The Communications Workers of America (CWA), as well as the Department of Justice (DOJ) weighed yesterday on the proposed merger of T-Mobile USA and MetroPCS. Interested parties had until Nov. 26 to file opposition to the deal, with responses to those petitions due Dec. 6. The final round of comments is due Dec. 17.
The CWA is asking the FCC to ensure that the deal does not result in a loss of jobs here in the United States, while the DOJ in concurrence with the Department of Homeland Security (DHS) and the FBI asked that the FCC defer action on the proposed merger.
In an ex parte filing, the CWA asked the FCC to stipulate conditions on T-Mobile's acquisition of MetroPCS that would guarantee no U.S. employees will lose their jobs as a result of the deal.

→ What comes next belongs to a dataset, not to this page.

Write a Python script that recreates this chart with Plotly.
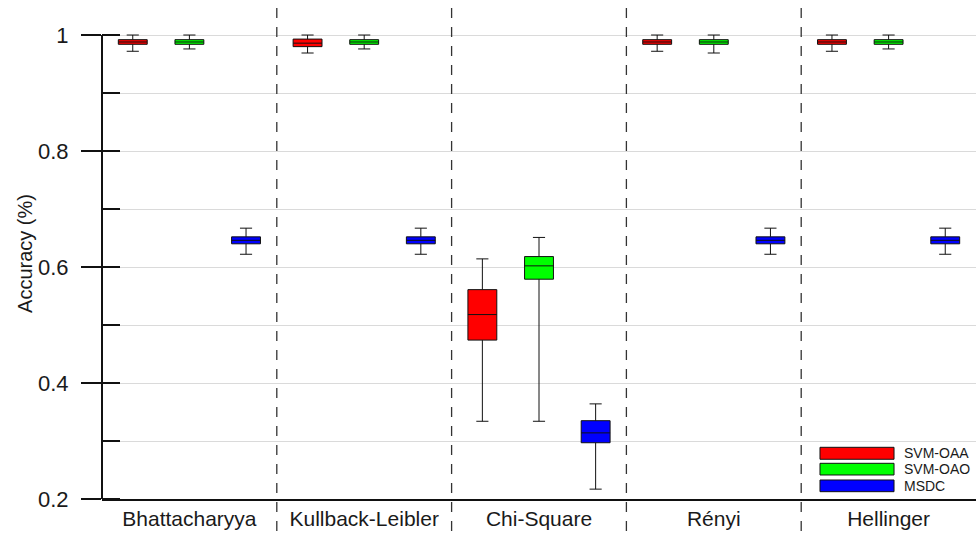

The CWA also asked that network maintenance continue to be provided by U.S. employees, and work previously sent offshore by T-Mobile and MetroPCS be returned to the United States.
The CWA believes the transaction presents the FCC with the opportunity to create and save U.S. jobs or to allow thousands of employees to lose their jobs as the expense of service quality.
T-Mobile and MetroPCS have stated their intent to pursue a post-merger business strategy of capitalizing on various "network and non-network synergies," a term the CWA says is a "euphemism that often means job loss or reduction in employment standards."
“The FCC should impose specific conditions protecting T-Mobile USA employment,” said CWA Senior Director George Kohl, in a statement. “Otherwise, we’re concerned that T-Mobile and MetroPCS’ identified post-merger ‘efficiencies,’ ‘transaction-specific savings’ and ‘network and non-network synergies’ will once again translate to U.S. job losses. The FCC should make this a ‘growth and opportunity merger’ for U.S. workers too.”
In a separate filing, DOJ, DHS, and FBI asked for more time in reviewing the transaction. The agencies are currently reviewing the matter for any national security, law enforcement, and public safety issues but have not yet completed that effort.
The FCC began its formal review of T-Mobile USA's merger with MetroPCS at the end of October, when it accepted the companies' application to transfer control of spectrum licenses.
The two operators will have a combined customer base of about 42.5 million subscribers if regulators allow the deal to close during the first half of next year.
The FCC adheres to a self-imposed 180-day deadline to complete reviews of major transactions. It recently laid out plans to change its current case-by-case approach to merger reviews, but the alternative approach has yet to be formalized so is unlikely to be applied to the T-Mobile deal.